Dress and Culture put at Test: Why National Women  
Diana Kudaibergenova (University of Cambridge)

Paper long abstract:

My talk will deal with the concept of the "national body" or the body of the nation (Yuval-Davis) represented in different discourses in Central Asia. Apart from arguing and deciphering the "power" side of such attempts to nationalise women's bodies and to ethnicize them further, I will also highlight the creative resistance to these attempts. Women are not the silent "abused" and moralised bodies of objects of nationalisation but active participants in these discussions. Some prefer to accept the rules of the game following the legitimation through "sacred traditions" and others revolt against these frameworks.

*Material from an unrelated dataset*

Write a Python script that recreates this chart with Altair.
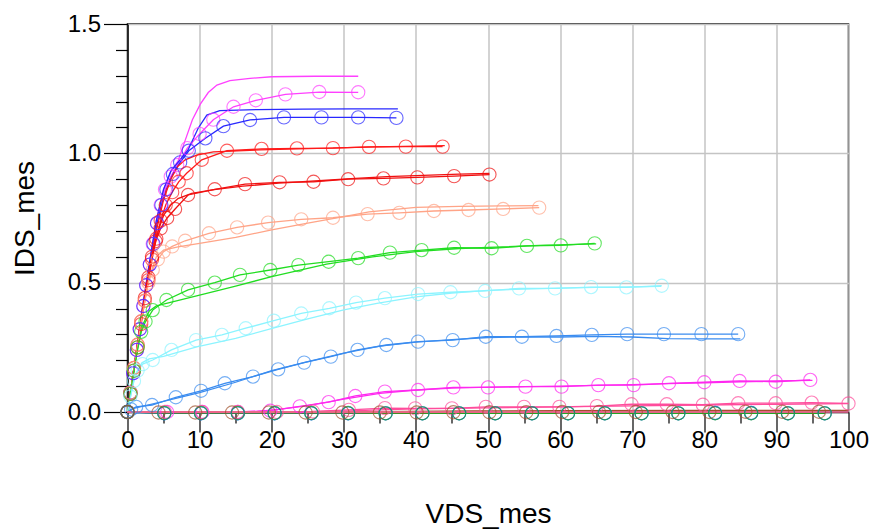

In deconstructing these responses I question why the response to these policies, informal and formalised rules have met such diverting approaches in Kazakhstan, Tajikistan, and Uzbekistan. In Almaty women are actively protesting against shaming men (uyat-man) by exposing their naked bodies and openly discussing their sexual preferences. "Toqal" - second wife and "uyat-man" - literally shaming man from Kazakh language quickly became the new cultural terms in Kazakhstan that approaches hybrid globalised and traditionalised divides. In Uzbekistan traditional "ikat" silk turns what is known as "national dress" into the trendiest and expensive clothes beyond just Uzbek borders. There is even jeans ikat on sale in Uzbekistan. At the same time Tajik government officially announces the "traditional dress" dress code for women. These divergent discussions, trends, restrictions and frameworks only target women - men in all of these cases do not fall into the "nationalisation" of the body frame. In this talk I question how women's representation of the "body of the nation" changed in the past two decades and how and why these trends vary in different countries, contexts and regimes.